Practical Philosophy – East and West
Since the days of Ancient Chinese and Ancient Greek ethics philosophy has always been concerned with matters of human action, society, and culture. The conference invites novel approaches to, and critical reflections upon, one of the most basic concerns of philosophy. The topic ranges over a number of issues from ethics, moral and political philosophy, and the philosophy of culture. The conference wants to bring together scholars from different contexts and traditions in East and West to engage in a fruitful and inspiring exchange. A comparative perspective on practical philosophy is particularly encouraged.


Practical Rationality
What is the relation between human action and human rationality? Certain ways of reason-guided behaviour are usually described as specifically rational acting, and at least some of them are often prescribed as rules for how rational beings ought to behave. What are practical reasons, and how is practical reasoning to be understood? Is it merely instrumental by nature, or are there any forms of non-instrumental, moral rationality? Is there any such thing as pure practical reasoning? How does practical reasoning relate to the desires of human beings? Is there a hierarchy of ends of actions, which should be accounted for by practical reason? Is there an ultimate end of human practices? Should practical reasoning be guided by the pursuit of happiness, or rather by the striving for justice, or by something else? Are there any alternatives to practical rationality, and to the grounding of practical philosophy in human reasoning?


Practical Norms
Are there any practical norms at all? Is their validity limited to individual persons, to particular occasions and situations, or to specific societies and cultures? Or rather, can there be universal practical norms? Do specific cultural traditions, like those of Classic­al Chinese Ethics, allow for the declaration and justification of human rights? Are practical norms merely a matter of convention and institutionalisation, or do they (or at least some of them) essentially belong to the nature of human beings?


Practical Justification
How can practical norms be rationally justified at all? Is this a matter of deduction from practical principles of (for instance) morality, utility, or justice? Or is it a matter of exemplifying modes of virtuous conduct by help of role models and educational narrat­ives?
Which specific methodology should practical philosophy at all adopt? Can there be a science of human action and practical matters? How does practical philosophy relate to our knowledge of the natural evolution of mankind, and of non-human animals? How can the empirical sciences contribute to practical philosophy?

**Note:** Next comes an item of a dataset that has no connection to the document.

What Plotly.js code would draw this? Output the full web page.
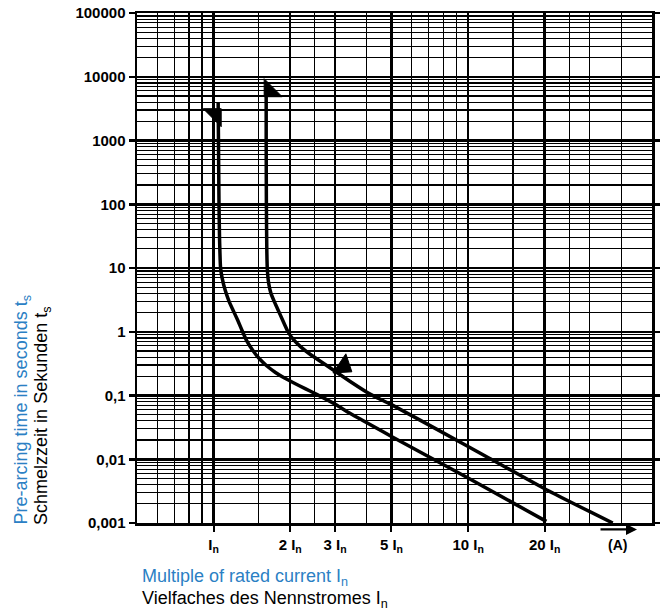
<!DOCTYPE html>
<html><head><meta charset="utf-8">
<script src="https://cdn.plot.ly/plotly-3.0.1.min.js"></script>
<style>html,body{margin:0;padding:0;background:#fff}#chart{width:660px;height:614px}</style>
</head><body><div id="chart"></div>
<script>
// Curve reaching In (lower curve)
const curve1X = [1.042, 1.045, 1.05, 1.055, 1.065, 1.08, 1.11, 1.15, 1.19, 1.245, 1.30, 1.35, 1.42, 1.52, 1.62, 1.75, 1.9, 2.05, 2.3, 2.53, 3.03, 3.42, 5.0, 10, 20.3];
const curve1Y = [3900, 1000, 100, 30, 10, 7, 4.5, 3, 2.22, 1.5, 1.0, 0.72, 0.52, 0.37, 0.29, 0.23, 0.188, 0.16, 0.127, 0.105, 0.0715, 0.053, 0.0228, 0.00508, 0.00106];
// Curve reaching 1.6 In (upper curve)
const curve2X = [1.609, 1.609, 1.612, 1.618, 1.625, 1.645, 1.68, 1.73, 1.79, 1.87, 1.96, 2.06, 2.2, 2.4, 2.8, 3.44, 4.12, 5.0, 10, 20.3, 37];
const curve2Y = [6700, 1000, 100, 20, 10, 5.8, 4.0, 3.0, 2.22, 1.5, 1.0, 0.75, 0.58, 0.44, 0.29, 0.166, 0.105, 0.0718, 0.0159, 0.00333, 0.001];
// Arrowheads drawn on the curves
const arrowX = [1.0146, 1.668, 3.24];
const arrowY = [2540, 6040, 0.288];
const arrowSymbol = ['triangle-ne', 'triangle-sw', 'triangle-right'];
const arrowAngle = [0, 0, 34];
const arrowSize = [20, 20, 20];

const xTickVals = [1, 2, 3, 5, 10, 20];
const xTickText = ['I<sub>n</sub>', '2 I<sub>n</sub>', '3 I<sub>n</sub>', '5 I<sub>n</sub>', '10 I<sub>n</sub>', '20 I<sub>n</sub>'];
const xMinorVals = [0.6, 0.7, 0.8, 0.9, 1.5, 2.5, 4, 6, 7, 8, 9, 15, 25, 30, 40];
const yTickVals = [0.001, 0.01, 0.1, 1, 10, 100, 1000, 10000, 100000];
const yTickText = ['0,001', '0,01', '0,1', '1', '10', '100', '1000', '10000', '100000'];
const yMinorSteps = [2, 3, 4, 5, 6, 7, 8, 9];
const yMinorVals = [];
yTickVals.slice(0, -1).forEach(d => yMinorSteps.forEach(s => yMinorVals.push(+(d * s).toPrecision(3))));

const blue = '#2b80c4';
const font = 'Liberation Sans, Arial, Helvetica, sans-serif';

const traces = [
  {x: curve1X, y: curve1Y, type: 'scatter', mode: 'lines', line: {color: '#000', width: 3.5, shape: 'spline', smoothing: 0.5}, hoverinfo: 'skip'},
  {x: curve2X, y: curve2Y, type: 'scatter', mode: 'lines', line: {color: '#000', width: 3.5, shape: 'spline', smoothing: 0.5}, hoverinfo: 'skip'},
  {x: arrowX, y: arrowY, type: 'scatter', mode: 'markers', opacity: 1,
   marker: {symbol: arrowSymbol, angle: arrowAngle, size: arrowSize, color: '#000', opacity: 1, line: {width: 1, color: '#000'}}, hoverinfo: 'skip'}
];

const layout = {
  width: 660, height: 614,
  margin: {l: 137, r: 8, t: 13, b: 91},
  paper_bgcolor: '#fff', plot_bgcolor: '#fff',
  showlegend: false,
  font: {family: font, color: '#000'},
  xaxis: {
    type: 'log', range: [Math.log10(0.5), Math.log10(52.8)],
    tickmode: 'array', tickvals: xTickVals, ticktext: xTickText,
    tickfont: {size: 15, family: font, weight: 'bold'},
    ticks: 'outside', ticklen: 6, tickwidth: 2, tickcolor: '#000',
    showgrid: true, gridcolor: '#000', gridwidth: 2.5,
    showline: true, linecolor: '#000', linewidth: 2.5, mirror: true,
    zeroline: false,
    minor: {tickmode: 'array', tickvals: xMinorVals, showgrid: true, gridcolor: '#000', gridwidth: 1.2, ticks: ''}
  },
  yaxis: {
    type: 'log', range: [-3, 5],
    tickmode: 'array', tickvals: yTickVals, ticktext: yTickText,
    tickfont: {size: 15, family: font, weight: 'bold'},
    ticks: 'outside', ticklen: 6, tickwidth: 2.5, tickcolor: '#000',
    showgrid: true, gridcolor: '#000', gridwidth: 2.5,
    showline: true, linecolor: '#000', linewidth: 2.5, mirror: 'ticks',
    zeroline: false,
    minor: {tickmode: 'array', tickvals: yMinorVals, showgrid: true, gridcolor: '#000', gridwidth: 1.2, ticks: ''}
  },
  annotations: [
    {xref: 'paper', yref: 'paper', x: -0.2226, y: -0.007, xanchor: 'center', yanchor: 'bottom',
     textangle: -90, showarrow: false, text: 'Pre-arcing time in seconds t<sub>s</sub>',
     font: {size: 18, color: blue, family: font}},
    {xref: 'paper', yref: 'paper', x: -0.1838, y: -0.007, xanchor: 'center', yanchor: 'bottom',
     textangle: -90, showarrow: false, text: 'Schmelzzeit in Sekunden t<sub>s</sub>',
     font: {size: 18, color: '#000', family: font}},
    {xref: 'paper', yref: 'paper', x: 0.0064, y: -0.1063, xanchor: 'left', yanchor: 'middle',
     showarrow: false, text: 'Multiple of rated current I<sub>n</sub>',
     font: {size: 18, color: blue, family: font}},
    {xref: 'paper', yref: 'paper', x: 0.0064, y: -0.1500, xanchor: 'left', yanchor: 'middle',
     showarrow: false, text: 'Vielfaches des Nennstromes I<sub>n</sub>',
     font: {size: 18, color: '#000', family: font}},
    {xref: 'x', yref: 'paper', x: Math.log10(46.1), y: -0.0125, ax: -38, ay: 0,
     showarrow: true, arrowhead: 2, arrowsize: 1, arrowwidth: 2.2, arrowcolor: '#000', text: ''},
    {xref: 'x', yref: 'paper', x: Math.log10(38.5), y: -0.0245, xanchor: 'center', yanchor: 'top',
     showarrow: false, text: '<b>(A)</b>', font: {size: 14, family: font, color: '#000'}}
  ]
};

Plotly.newPlot('chart', traces, layout, {displayModeBar: false, staticPlot: true});
</script>
</body></html>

Existential and Cultural Dimensions of Human Action
How does the fact that human life is finite influence human action and human happin­ess? Do we need to refer to something beyond the realm of human finitude to make sense of human practices at all? Is practical philosophy embedded in a web of religious beliefs and theology, or does it call for autonomous ways of reflection and justification?

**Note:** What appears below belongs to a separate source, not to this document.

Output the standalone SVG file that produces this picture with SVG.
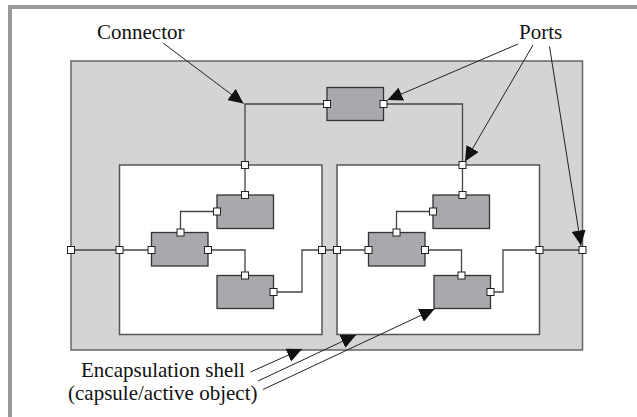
<svg xmlns="http://www.w3.org/2000/svg" width="637" height="417" viewBox="0 0 637 417">
<style>
.frame{fill:none;stroke:#999;stroke-width:4}
.shell{fill:#d3d4d6;stroke:#666;stroke-width:1.5}
.inner{fill:#fff;stroke:#555;stroke-width:1.5}
.cap{fill:#a8a9ac;stroke:#333;stroke-width:1.3}
.port{fill:#fff;stroke:#222;stroke-width:1}
.wire{fill:none;stroke:#444;stroke-width:1.3}
.lead{fill:none;stroke:#222;stroke-width:1}
.lbl{font-family:"Liberation Serif","Times New Roman",serif;font-size:21px;fill:#111}
</style>
<defs>
<marker id="ah" markerUnits="userSpaceOnUse" markerWidth="16" markerHeight="14" viewBox="0 0 16 14" refX="15" refY="7" orient="auto">
<path d="M0,0 L15,7 L0,14 z" fill="#111"/>
</marker>
</defs>
<rect width="637" height="417" fill="#fff"/>
<path class="frame" d="M10,417 V7 H637"/>
<g id="shell"><rect class="shell" x="71" y="61" width="511.5" height="289"/></g>
<g id="inner-left"><rect class="inner" x="119.5" y="165" width="202.5" height="169.5"/></g>
<g id="inner-right"><rect class="inner" x="337" y="165" width="202.5" height="169.5"/></g>
<g id="top-capsule"><rect class="cap" x="327" y="87.5" width="56.5" height="33"/></g>
<g id="l-a"><rect class="cap" x="217" y="195" width="56.5" height="33.5"/></g>
<g id="l-b"><rect class="cap" x="151.5" y="232.5" width="56.5" height="33.5"/></g>
<g id="l-c"><rect class="cap" x="217" y="275.5" width="56.5" height="33"/></g>
<g id="r-a"><rect class="cap" x="433" y="195" width="56.5" height="33.5"/></g>
<g id="r-b"><rect class="cap" x="368.5" y="232.5" width="56.5" height="33.5"/></g>
<g id="r-c"><rect class="cap" x="434" y="275.5" width="56.5" height="33"/></g>
<g id="connectors">
<path class="wire" d="M327,104 H245 V195"/>
<path class="wire" d="M383.5,104 H462.5 V195"/>
<path class="wire" d="M71,250 H151.5"/>
<path class="wire" d="M180.5,232.5 V211.5 H217"/>
<path class="wire" d="M208,250 H245 V275.5"/>
<path class="wire" d="M273.5,292 H302 V250 H368.5"/>
<path class="wire" d="M396.5,232.5 V211.5 H433"/>
<path class="wire" d="M425,250 H461.5 V275.5"/>
<path class="wire" d="M490.5,292 H503 V250 H582.5" stroke="#111"/>
</g>
<g id="ports">
<rect class="port" x="323.5" y="100.5" width="7" height="7"/>
<rect class="port" x="380" y="100.5" width="7" height="7"/>
<rect class="port" x="241.5" y="161.5" width="7" height="7"/>
<rect class="port" x="459" y="161.5" width="7" height="7"/>
<rect class="port" x="241.5" y="191.5" width="7" height="7"/>
<rect class="port" x="459" y="191.5" width="7" height="7"/>
<rect class="port" x="213.5" y="208" width="7" height="7"/>
<rect class="port" x="429.5" y="208" width="7" height="7"/>
<rect class="port" x="177" y="229" width="7" height="7"/>
<rect class="port" x="393" y="229" width="7" height="7"/>
<rect class="port" x="67.5" y="246.5" width="7" height="7"/>
<rect class="port" x="116" y="246.5" width="7" height="7"/>
<rect class="port" x="148" y="246.5" width="7" height="7"/>
<rect class="port" x="204.5" y="246.5" width="7" height="7"/>
<rect class="port" x="318.5" y="246.5" width="7" height="7"/>
<rect class="port" x="333.5" y="246.5" width="7" height="7"/>
<rect class="port" x="365" y="246.5" width="7" height="7"/>
<rect class="port" x="421.5" y="246.5" width="7" height="7"/>
<rect class="port" x="536" y="246.5" width="7" height="7"/>
<rect class="port" x="579" y="246.5" width="7" height="7"/>
<rect class="port" x="241.5" y="272" width="7" height="7"/>
<rect class="port" x="458" y="272" width="7" height="7"/>
<rect class="port" x="270" y="288.5" width="7" height="7"/>
<rect class="port" x="487" y="288.5" width="7" height="7"/>
</g>
<g id="labels">
<text class="lbl" x="97" y="39">Connector</text>
<text class="lbl" x="519" y="39">Ports</text>
<text class="lbl" x="81" y="377">Encapsulation shell</text>
<text class="lbl" x="68" y="400">(capsule/active object)</text>
</g>
<g id="leaders">
<path class="lead" d="M163,43 L243.5,103.5" marker-end="url(#ah)"/>
<path class="lead" d="M518,44 L387.5,100" marker-end="url(#ah)"/>
<path class="lead" d="M533,45 L465,161.5" marker-end="url(#ah)"/>
<path class="lead" d="M549.5,46.5 L581,245.5" marker-end="url(#ah)"/>
<path class="lead" d="M250.5,372 L302,349" marker-end="url(#ah)"/>
<path class="lead" d="M258,381 L356,335" marker-end="url(#ah)"/>
<path class="lead" d="M263,389.5 L434.5,309" marker-end="url(#ah)"/>
</g>
</svg>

In which ways are morally, legally or politically good actions influenced, limited, and supported by different cultural spheres and traditions? How do, for instance, aesthetic practices and the world of art influence action and practical philosophy? Is it possible to learn from works of art how to act appropriately? Is art merely a mode of decorum, and aesthetic experience merely a way of reducing distress, or are they valuable for educating people and making their lives better?


A Comparative Perspective
The conference especially encourage studies that engage a comparative perspective. Practical philosophy might turn out to be more complex and multifaceted than the standard models suggest. Are there are any alternat­ive ways of comprehending and modeling practical philosophy in the Chinese tradition? Or are there any common patterns or principles of practical philosophy in both cultural contexts? And finally, do these traditions, in their own ways, develop and promote any non-standard alternatives to practical philosophy?